Much time would pass, and the song would largely be forgotten again, apart from by the diehard Dylan fans, but then in 1978, he repeated the same story to journalist Julia Orange for an edition of Women’s Day.
Dylan’s elusive claims are backed up by famed Dylan biographer Clinton Heylin in the comprehensive 2009 biography Revolution in the Air. The author said that throughout his years of extensive research on Dylan, he could find no other candidate for the position of “Dylan’s first song”, before proceeding to label it so.
In many ways, the ‘Song for Brigitte’ tale is a peculiar one.
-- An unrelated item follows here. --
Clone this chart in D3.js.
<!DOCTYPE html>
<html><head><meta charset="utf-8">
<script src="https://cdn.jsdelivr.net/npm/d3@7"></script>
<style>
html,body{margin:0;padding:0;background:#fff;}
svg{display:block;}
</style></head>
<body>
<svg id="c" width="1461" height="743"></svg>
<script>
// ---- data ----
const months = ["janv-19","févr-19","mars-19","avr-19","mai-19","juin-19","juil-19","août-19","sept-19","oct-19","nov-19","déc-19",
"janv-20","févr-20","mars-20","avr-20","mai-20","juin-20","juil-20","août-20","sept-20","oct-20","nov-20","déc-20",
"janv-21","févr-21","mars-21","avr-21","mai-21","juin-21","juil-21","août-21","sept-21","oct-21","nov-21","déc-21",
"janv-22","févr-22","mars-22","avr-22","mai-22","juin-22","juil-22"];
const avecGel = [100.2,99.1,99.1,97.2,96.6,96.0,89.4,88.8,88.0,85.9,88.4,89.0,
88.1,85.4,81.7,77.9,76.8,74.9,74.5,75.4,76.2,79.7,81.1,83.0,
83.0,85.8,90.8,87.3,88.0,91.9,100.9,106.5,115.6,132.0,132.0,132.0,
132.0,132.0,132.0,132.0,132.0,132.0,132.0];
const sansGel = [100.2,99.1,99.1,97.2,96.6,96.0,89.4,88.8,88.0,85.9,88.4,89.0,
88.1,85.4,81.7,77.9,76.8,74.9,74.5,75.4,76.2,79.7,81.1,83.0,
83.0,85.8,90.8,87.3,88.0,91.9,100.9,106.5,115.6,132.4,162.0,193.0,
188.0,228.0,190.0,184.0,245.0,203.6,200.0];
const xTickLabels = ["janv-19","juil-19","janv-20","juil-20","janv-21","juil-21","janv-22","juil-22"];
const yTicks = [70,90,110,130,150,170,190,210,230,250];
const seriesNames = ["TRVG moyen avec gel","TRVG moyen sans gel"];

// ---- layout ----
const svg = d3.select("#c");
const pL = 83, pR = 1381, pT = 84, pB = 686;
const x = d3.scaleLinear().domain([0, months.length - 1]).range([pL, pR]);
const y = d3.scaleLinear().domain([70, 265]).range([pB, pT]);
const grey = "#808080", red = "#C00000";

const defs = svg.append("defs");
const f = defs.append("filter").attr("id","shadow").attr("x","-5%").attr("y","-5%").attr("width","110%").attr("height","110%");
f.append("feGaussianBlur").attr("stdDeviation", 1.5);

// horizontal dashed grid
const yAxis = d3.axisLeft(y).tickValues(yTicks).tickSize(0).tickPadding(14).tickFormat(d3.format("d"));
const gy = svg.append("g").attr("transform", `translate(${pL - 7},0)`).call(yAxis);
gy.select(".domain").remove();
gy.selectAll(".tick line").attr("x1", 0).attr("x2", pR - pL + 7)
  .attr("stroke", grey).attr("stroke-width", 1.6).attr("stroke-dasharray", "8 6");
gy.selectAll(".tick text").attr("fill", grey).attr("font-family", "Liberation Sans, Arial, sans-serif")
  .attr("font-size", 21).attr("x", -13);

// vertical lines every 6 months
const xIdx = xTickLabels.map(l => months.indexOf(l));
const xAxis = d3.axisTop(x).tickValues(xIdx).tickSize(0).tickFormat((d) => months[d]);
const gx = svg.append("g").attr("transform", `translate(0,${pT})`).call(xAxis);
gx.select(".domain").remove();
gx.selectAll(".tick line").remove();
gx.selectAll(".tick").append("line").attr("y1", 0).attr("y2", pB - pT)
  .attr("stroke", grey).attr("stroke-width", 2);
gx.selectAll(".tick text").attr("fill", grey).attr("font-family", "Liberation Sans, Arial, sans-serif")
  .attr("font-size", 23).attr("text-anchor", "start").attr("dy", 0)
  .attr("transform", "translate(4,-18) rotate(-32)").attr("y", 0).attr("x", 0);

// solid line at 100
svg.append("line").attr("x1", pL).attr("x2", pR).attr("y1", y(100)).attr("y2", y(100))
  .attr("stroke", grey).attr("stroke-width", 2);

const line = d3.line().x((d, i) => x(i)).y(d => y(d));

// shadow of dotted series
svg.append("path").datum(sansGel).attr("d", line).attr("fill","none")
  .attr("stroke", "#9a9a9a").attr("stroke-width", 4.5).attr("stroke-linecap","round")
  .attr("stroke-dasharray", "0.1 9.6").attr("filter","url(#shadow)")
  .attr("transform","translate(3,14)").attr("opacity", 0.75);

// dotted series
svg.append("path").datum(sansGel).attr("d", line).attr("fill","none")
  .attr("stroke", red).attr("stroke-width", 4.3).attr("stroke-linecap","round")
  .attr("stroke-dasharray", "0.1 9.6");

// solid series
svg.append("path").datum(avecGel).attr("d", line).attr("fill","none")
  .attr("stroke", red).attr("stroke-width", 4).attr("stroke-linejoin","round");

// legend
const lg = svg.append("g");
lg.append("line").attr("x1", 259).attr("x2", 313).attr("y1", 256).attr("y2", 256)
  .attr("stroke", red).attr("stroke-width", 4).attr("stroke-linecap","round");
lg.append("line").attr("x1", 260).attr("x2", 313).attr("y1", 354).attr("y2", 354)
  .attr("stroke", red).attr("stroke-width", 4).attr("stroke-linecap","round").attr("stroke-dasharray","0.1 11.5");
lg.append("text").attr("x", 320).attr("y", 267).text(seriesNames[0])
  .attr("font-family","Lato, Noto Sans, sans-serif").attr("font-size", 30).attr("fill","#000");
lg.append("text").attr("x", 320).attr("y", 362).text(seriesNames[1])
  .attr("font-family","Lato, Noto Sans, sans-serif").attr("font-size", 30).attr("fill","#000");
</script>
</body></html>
Embodying the story of the holy grail for Dylan fans, it is mindblowing that a song never recorded or even performed can inspire so much discussion and intrigue.
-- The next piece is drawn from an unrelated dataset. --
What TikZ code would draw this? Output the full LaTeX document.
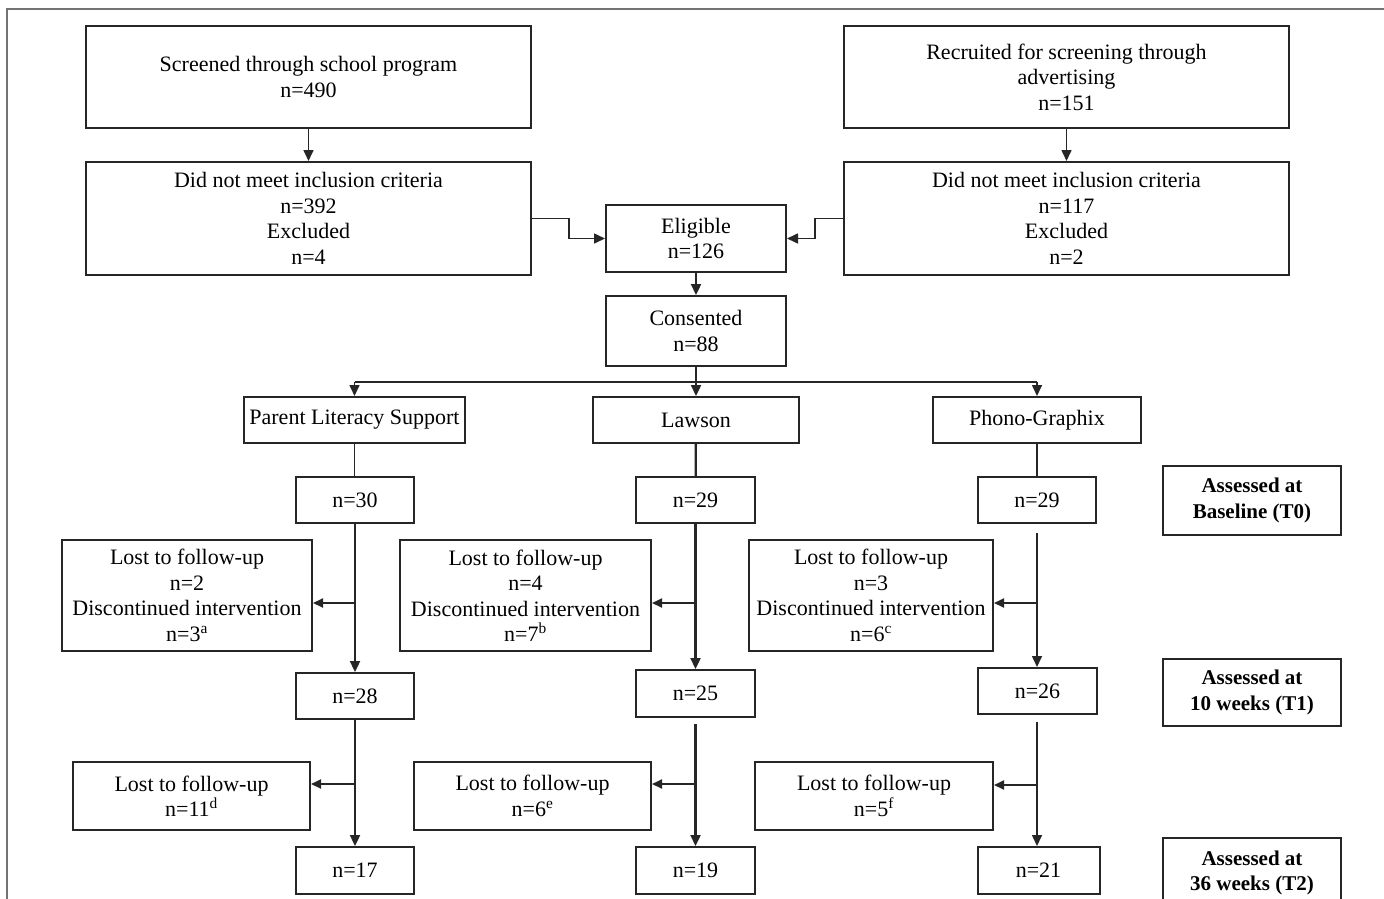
\documentclass[tikz,border=0pt]{standalone}
\usepackage{fontspec}
\setmainfont{Liberation Serif}
\usetikzlibrary{arrows.meta,calc}
\begin{document}
\begin{tikzpicture}[x=1pt,y=-1pt,
 box/.style={draw=black!85,line width=2pt,fill=white,inner sep=0pt,align=center,font=\fontsize{22}{25.5}\selectfont},
 abox/.style={box,font=\bfseries\fontsize{21}{25.5}\selectfont},
 arr/.style={line width=2.3pt,draw=black!85,-{Triangle[length=11pt,width=10pt]}},
 marr/.style={line width=1.6pt,draw=black!85,-{Triangle[length=11pt,width=10pt]}},
 sarr/.style={line width=2pt,draw=black!85,-{Triangle[length=10pt,width=9pt]}},
 thinline/.style={line width=1.2pt,draw=black!85},
]
\useasboundingbox (0,0) rectangle (1384,899);
\clip (0,0) rectangle (1384,899);
\draw[black!55,line width=1.8pt] (7,905) -- (7,9) -- (1390,9);

% top boxes
\node[box,minimum width=445pt,minimum height=102pt] (scr) at (308.5,77) {Screened through school program\\n=490};
\node[box,minimum width=445pt,minimum height=102pt] (rec) at (1066.5,77) {Recruited for screening through\\advertising\\n=151};
\node[box,minimum width=445pt,minimum height=113pt] (dnl) at (308.5,218.5) {Did not meet inclusion criteria\\n=392\\Excluded\\n=4};
\node[box,minimum width=445pt,minimum height=113pt] (dnr) at (1066.5,218.5) {Did not meet inclusion criteria\\n=117\\Excluded\\n=2};
\node[box,minimum width=180pt,minimum height=67pt] (eli) at (696,238.5) {Eligible\\n=126};
\node[box,minimum width=180pt,minimum height=70pt] (con) at (696,331) {Consented\\n=88};

% arms
\node[box,minimum width=221pt,minimum height=46pt] (pls) at (354.5,420) {Parent Literacy Support};
\node[box,minimum width=206pt,minimum height=46pt] (law) at (696,420) {Lawson};
\node[box,minimum width=208pt,minimum height=46pt] (pho) at (1037,420) {Phono-Graphix};

% baseline
\node[box,minimum width=118pt,minimum height=46pt] (a30) at (355,500) {n=30};
\node[box,minimum width=119pt,minimum height=46pt] (b29) at (695.5,500) {n=29};
\node[box,minimum width=118pt,minimum height=46pt] (c29) at (1037,500) {n=29};
\node[abox,minimum width=178pt,minimum height=69pt] (asb) at (1252,500.5) {Assessed at\\Baseline (T0)};

% lost 1
\node[box,minimum width=250pt,minimum height=111pt] (la1) at (187,595.5) {Lost to follow-up\\n=2\\Discontinued intervention\\n=3\textsuperscript{a}};
\node[box,minimum width=251pt,minimum height=111pt] (lb1) at (525.5,595.5) {Lost to follow-up\\n=4\\Discontinued intervention\\n=7\textsuperscript{b}};
\node[box,minimum width=244pt,minimum height=111pt] (lc1) at (871,595.5) {Lost to follow-up\\n=3\\Discontinued intervention\\n=6\textsuperscript{c}};

% 10 weeks
\node[box,minimum width=118pt,minimum height=46pt] (a28) at (355,696) {n=28};
\node[box,minimum width=119pt,minimum height=47pt] (b25) at (695.5,693.5) {n=25};
\node[box,minimum width=119pt,minimum height=46pt] (c26) at (1037.5,691) {n=26};
\node[abox,minimum width=178pt,minimum height=67pt] (as10) at (1252,692.5) {Assessed at\\10 weeks (T1)};

% lost 2
\node[box,minimum width=237pt,minimum height=68pt] (la2) at (191.5,796) {Lost to follow-up\\n=11\textsuperscript{d}};
\node[box,minimum width=237pt,minimum height=68pt] (lb2) at (532.5,796) {Lost to follow-up\\n=6\textsuperscript{e}};
\node[box,minimum width=238pt,minimum height=68pt] (lc2) at (874,796) {Lost to follow-up\\n=5\textsuperscript{f}};

% 36 weeks
\node[box,minimum width=118pt,minimum height=47pt] (a17) at (355,870.5) {n=17};
\node[box,minimum width=119pt,minimum height=47pt] (b19) at (695.5,870.5) {n=19};
\node[box,minimum width=122pt,minimum height=47pt] (c21) at (1038.5,870.5) {n=21};
\node[abox,minimum width=178pt,minimum height=70pt,anchor=north] (as36) at (1252,837) {Assessed at\\36 weeks (T2)};

% connectors top
\draw[marr] (scr) -- (dnl);
\draw[marr] (rec) -- (dnr);
\draw[marr] (dnl.east) -| (569,238.5) -- (eli.west);
\draw[marr] (dnr.west) -| (815,238.5) -- (eli.east);
\draw[arr] (eli) -- (con);
\draw[arr] (con) -- (law);
\coordinate (br) at (696,382);
\draw[line width=1.6pt,black!85] (pls.north |- br) -- (pho.north |- br);
\draw[marr] (pls.north |- br) -- (pls.north);
\draw[marr] (pho.north |- br) -- (pho.north);

% arm to baseline
\draw[thinline] (pls.south) -- (pls.south |- a30.north);
\draw[line width=2.3pt,black!85] (law) -- (b29);
\draw[thinline] (pho.south) -- (pho.south |- c29.north);

% left column
\draw[arr] (a30) -- (a28);
\draw[sarr] (a30.south |- 0,603) -- (la1.east |- 0,603);
\draw[arr] (a28) -- (a17);
\draw[sarr] (a28.south |- 0,784) -- (la2.east |- 0,784);

% middle column
\draw[arr] (b29) -- (b25);
\draw[sarr] (b29.south |- 0,603) -- (lb1.east |- 0,603);
\draw[arr] ([yshift=-6pt]b25.south) -- (b19.north);
\draw[sarr] (b25.south |- 0,784) -- (lb2.east |- 0,784);

% right column
\draw[marr] ([yshift=-9pt]c29.south) -- (c29.south |- c26.north);
\draw[sarr] (c29.south |- 0,603) -- (lc1.east |- 0,603);
\draw[marr] ([yshift=-7pt]c29.south |- c26.south) -- (c29.south |- c21.north);
\draw[sarr] (c29.south |- 0,785) -- (lc2.east |- 0,785);
\end{tikzpicture}
\end{document}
Helped by Dylan’s somewhat fragmentary recollection, this has left fans wondering just what on earth this one-chord wonder by the 15-year-old Dylan could have sounded like. Let’s be honest, given his age, it was likely terrible.
As if 39 studio albums, and ample live albums to boot was not enough, this speaks volumes of Dylan‘s relationship with his fans. It is likely the song will never see the light of day, and given that ‘The Bard’ had a struggle in remembering it back in the ’60s, who knows what his thoughts on it are today if any.
The mystery surrounding ‘Song for Brigitte’ perfectly encapsulates the mythology that has always followed Dylan throughout his career. Unlike most artists, whose unreleased material eventually leaks or resurfaces in some archive, this song exists almost entirely through rumour and fragmented recollections.
That absence has only deepened its allure, allowing fans to project their own ideas onto what Dylan’s earliest attempt at songwriting might have sounded like before he transformed into one of music’s defining poets.
In many ways, the fascination says just as much about Dylan’s audience as it does about Dylan himself. Few artists inspire the kind of obsessive scrutiny where even an unrecorded, possibly forgotten teenage composition can become part of a wider legend.